DO THIS >> Starting with the first line below, extract each line through the one that contains "import * as", inclusive, excluding pictures.

GIVEN DATA >>
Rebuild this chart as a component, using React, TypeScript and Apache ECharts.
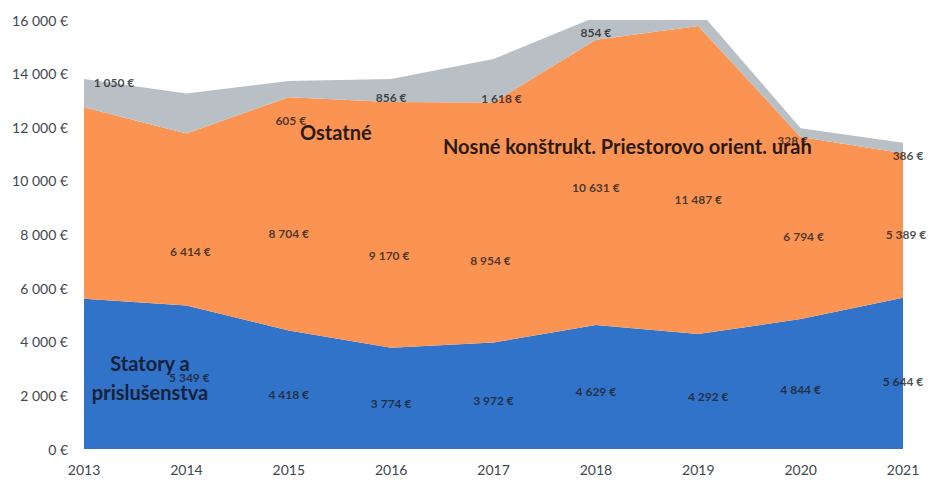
import React, { useEffect, useRef } from "react";
import * as echarts from "echarts";

const years = ["2013", "2014", "2015", "2016", "2017", "2018", "2019", "2020", "2021"];
const statory = [5600, 5349, 4418, 3774, 3972, 4629, 4292, 4844, 5644];
const nosne = [7150, 6414, 8704, 9170, 8954, 10631, 11487, 6794, 5389];
const ostatne = [1050, 1500, 605, 856, 1618, 854, 600, 328, 386];
const yTicks = [0, 2000, 4000, 6000, 8000, 10000, 12000, 14000, 16000];

// years whose value label is not shown in the reference
const hiddenStatory = ["2013"];
const hiddenNosne = ["2013"];
const hiddenOstatne = ["2014", "2019"];

// small pixel nudges for individual value labels (styling only)
const nudgeOstatne: Record<string, [number, number]> = {
  "2013": [30, -21],
  "2015": [2, 27],
  "2017": [8, 0],
  "2018": [0, -3],
  "2020": [-8, 8],
  "2021": [5, 6],
};
const nudgeNosne: Record<string, [number, number]> = {
  "2014": [4, 12],
  "2016": [-2, 11],
  "2017": [-3, 18],
  "2018": [0, -15],
  "2020": [3, -12],
  "2021": [3, -11],
};
const nudgeStatory: Record<string, [number, number]> = {
  "2014": [3, -5],
  "2019": [10, 0],
  "2021": [0, 3],
};

const BLUE = "#3173c9";
const ORANGE = "#fb9453";
const GRAY = "#b8bfc5";
const FONT = "Lato, 'Open Sans', sans-serif";

const fmt = (v: number) => v.toString().replace(/\B(?=(\d{3})+(?!\d))/g, " ") + " €";

export default function App() {
  const ref = useRef<HTMLDivElement>(null);
  useEffect(() => {
    if (!ref.current) return;
    const chart = echarts.init(ref.current, null, { renderer: "svg" });

    const labelPoints = (
      vals: number[],
      base: number[],
      hidden: string[],
      mode: "mid" | "base",
      dx: number,
      dy: number,
      nudge: Record<string, [number, number]>
    ) =>
      years
        .map((y, i) => ({
          value: [i, mode === "mid" ? base[i] + vals[i] / 2 : base[i]],
          raw: vals[i],
          year: y,
        }))
        .filter((d) => !hidden.includes(d.year))
        .map((d) => {
          const n = nudge[d.year] || [0, 0];
          return {
            value: d.value,
            label: {
              show: true,
              position: "inside",
              offset: [dx + n[0], dy + n[1]],
              formatter: () => fmt(d.raw),
            },
          };
        });

    const zeros = years.map(() => 0);
    const cum2 = years.map((_, i) => statory[i] + nosne[i]);

    const scatterBase = {
      type: "scatter",
      symbolSize: 0,
      silent: true,
      clip: false,
      z: 10,
      label: {
        show: true,
        color: "#1d1d1d",
        fontFamily: FONT,
        fontWeight: "bold",
        fontSize: 12,
      },
    };

    const areaBase = {
      type: "line",
      stack: "total",
      symbol: "none",
      smooth: false,
      lineStyle: { width: 0 },
      clip: true,
    };

    chart.setOption({
      animation: false,
      grid: { left: 84, right: 28, top: 20, bottom: 34 },
      xAxis: {
        type: "category",
        data: years,
        boundaryGap: false,
        axisLine: { show: false },
        axisTick: { show: false },
        axisLabel: { color: "#3d4650", fontFamily: FONT, fontSize: 14, margin: 13 },
      },
      yAxis: {
        type: "value",
        min: yTicks[0],
        max: yTicks[yTicks.length - 1],
        interval: 2000,
        splitLine: { show: false },
        axisLine: { show: false },
        axisTick: { show: false },
        axisLabel: {
          color: "#3d4650",
          fontFamily: FONT,
          fontSize: 14,
          margin: 16,
          formatter: (v: number) => fmt(v),
        },
      },
      series: [
        { ...areaBase, name: "Statory a prislušenstva", data: statory, areaStyle: { color: BLUE, opacity: 1 } },
        { ...areaBase, name: "Nosné konštrukt. Priestorovo orient. urah", data: nosne, areaStyle: { color: ORANGE, opacity: 1 } },
        { ...areaBase, name: "Ostatné", data: ostatne, areaStyle: { color: GRAY, opacity: 1 } },
        { ...scatterBase, data: labelPoints(statory, zeros, hiddenStatory, "mid", 0, 5, nudgeStatory) },
        { ...scatterBase, data: labelPoints(nosne, statory, hiddenNosne, "mid", 0, 20, nudgeNosne) },
        { ...scatterBase, data: labelPoints(ostatne, cum2, hiddenOstatne, "base", 0, -4, nudgeOstatne) },
      ],
      graphic: [
        {
          type: "text",
          z: 100,
          x: 150,
          y: 348,
          style: {
            text: "Statory a\nprislušenstva",
            font: `bold 20px ${FONT}`,
            fill: "#16213a",
            align: "center",
            lineHeight: 29,
          },
        },
        {
          type: "text",
          z: 100,
          x: 300,
          y: 122,
          style: { text: "Ostatné", font: `bold 20px ${FONT}`, fill: "#2a1a12" },
        },
        {
          type: "text",
          z: 100,
          x: 443,
          y: 136,
          style: {
            text: "Nosné konštrukt. Priestorovo orient. urah",
            font: `bold 20px ${FONT}`,
            fill: "#2a1a12",
          },
        },
      ],
    });
    return () => chart.dispose();
  }, []);
  return <div ref={ref} style={{ width: 931, height: 483, position: "absolute", left: 0, top: 0 }} />;
}
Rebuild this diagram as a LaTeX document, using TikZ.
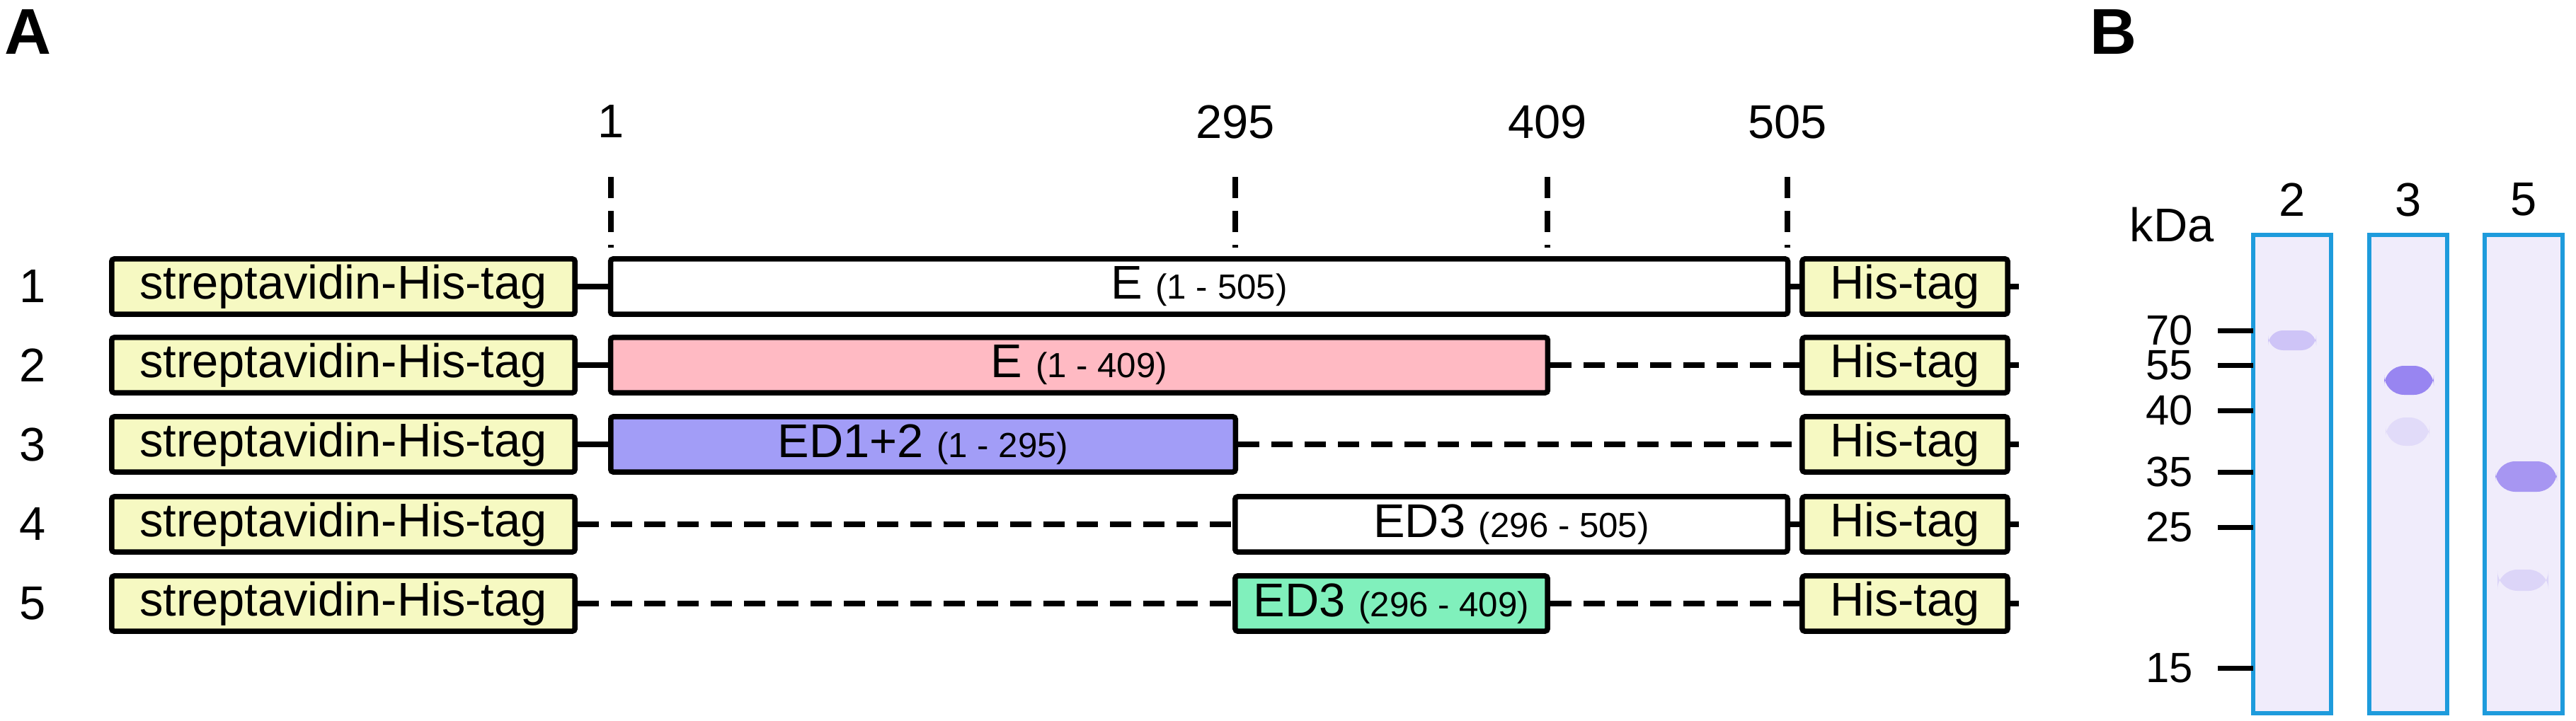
\documentclass[tikz,border=0pt]{standalone}
\usepackage{fontspec}
\setmainfont{Liberation Sans}
\definecolor{tagy}{HTML}{F6F9C2}
\definecolor{epink}{HTML}{FFBAC3}
\definecolor{eblue}{HTML}{A29DF7}
\definecolor{egreen}{HTML}{80F0BC}
\definecolor{gelb}{HTML}{1E9BDC}
\definecolor{gelf}{HTML}{F0ECFB}
\definecolor{band}{HTML}{8F7AF0}
\begin{document}
\begin{tikzpicture}[x=0.01cm,y=-0.01cm,
  box/.style={draw=black,line width=0.075cm,rounded corners=1pt,minimum height=0.78cm,inner sep=0,font=\fontsize{19}{19}\selectfont},
  conn/.style={line width=0.075cm},
  dconn/.style={line width=0.075cm,dash pattern=on 0.3cm off 0.17cm},
  lbl/.style={font=\fontsize{19}{19}\selectfont},
  mk/.style={font=\fontsize{17}{17}\selectfont},
  lane/.style={draw=gelb,line width=0.06cm,fill=gelf}]
\useasboundingbox (0,0) rectangle (3639,1018);
\node[font=\bfseries\fontsize{26}{26}\selectfont] (A) at (40,45) {A};
\node[font=\bfseries\fontsize{26}{26}\selectfont] (B) at (2985,45) {B};
% position numbers and ticks
\foreach \n/\x in {1/863,295/1745,409/2186,505/2525}{
  \node[lbl] (p\n) at (\x,172) {\n};
  \coordinate (t\n) at (\x,250);
  \coordinate (b\n) at (\x,350);
  \draw[line width=0.075cm,dash pattern=on 0.3cm off 0.18cm] (t\n) -- (b\n);
}
% rows
\foreach \r/\y in {1/405,2/516,3/628,4/741,5/853}{
  \node[lbl] (n\r) at (46,\y) {\r};
  \node[box,fill=tagy,minimum width=6.54cm] (s\r) at (485,\y) {streptavidin-His-tag};
  \node[box,fill=tagy,minimum width=2.90cm] (h\r) at (2691,\y) {His-tag};
  \coordinate (e\r) at (2852,\y);
  \draw[conn] (h\r.east) -- (e\r);
}
\node[box,fill=white,minimum width=16.62cm] (r1) at (1694,405) {E {\fontsize{14}{14}\selectfont(1 - 505)}};
\draw[conn] (s1.east) -- (r1.west);
\draw[conn] (r1.east) -- (h1.west);
\node[box,fill=epink,minimum width=13.23cm] (r2) at (1524.5,516) {E {\fontsize{14}{14}\selectfont(1 - 409)}};
\draw[conn] (s2.east) -- (r2.west);
\draw[dconn] (r2.east) -- (h2.west);
\node[box,fill=eblue,minimum width=8.82cm] (r3) at (1304,628) {ED1+2 {\fontsize{14}{14}\selectfont(1 - 295)}};
\draw[conn] (s3.east) -- (r3.west);
\draw[dconn] (r3.east) -- (h3.west);
\node[box,fill=white,minimum width=7.80cm] (r4) at (2135,741) {ED3 {\fontsize{14}{14}\selectfont(296 - 505)}};
\draw[dconn] (s4.east) -- (r4.west);
\draw[conn] (r4.east) -- (h4.west);
\node[box,fill=egreen,minimum width=4.41cm] (r5) at (1965.5,853) {ED3 {\fontsize{14}{14}\selectfont(296 - 409)}};
\draw[dconn] (s5.east) -- (r5.west);
\draw[dconn] (r5.east) -- (h5.west);
% gel
\node[lbl] (kda) at (3068,318) {kDa};
\foreach \l/\x in {2/3238,3/3402,5/3565}{
  \node[lbl] (ln\l) at (\x,282) {\l};
  \node[lane,minimum width=1.1cm,minimum height=6.76cm,inner sep=0] (g\l) at (\x,670) {};
}
\foreach \m/\y in {70/467,55/516,40/580,35/667,25/745,15/944}{
  \coordinate (m\m) at (3133,\y);
  \draw[line width=0.07cm] (m\m) -- (3183,\y);
  \node[mk,anchor=east] (k\m) at (3110,\y) {\m};
}
\fill[band,opacity=0.35,rounded corners=6pt] (3204,467) rectangle (3272,495);
\fill[band,opacity=0.9,rounded corners=8pt] (3368,517) rectangle (3438,558);
\fill[band,opacity=0.15,rounded corners=8pt] (3370,590) rectangle (3432,630);
\fill[band,opacity=0.75,rounded corners=8pt] (3525,652) rectangle (3612,695);
\fill[band,opacity=0.2,rounded corners=8pt] (3528,805) rectangle (3600,835);
\end{tikzpicture}
\end{document}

CORRECT OUTPUT >>
Rebuild this chart as a component, using React, TypeScript and Apache ECharts.
import React, { useEffect, useRef } from "react";
import * as echarts from "echarts";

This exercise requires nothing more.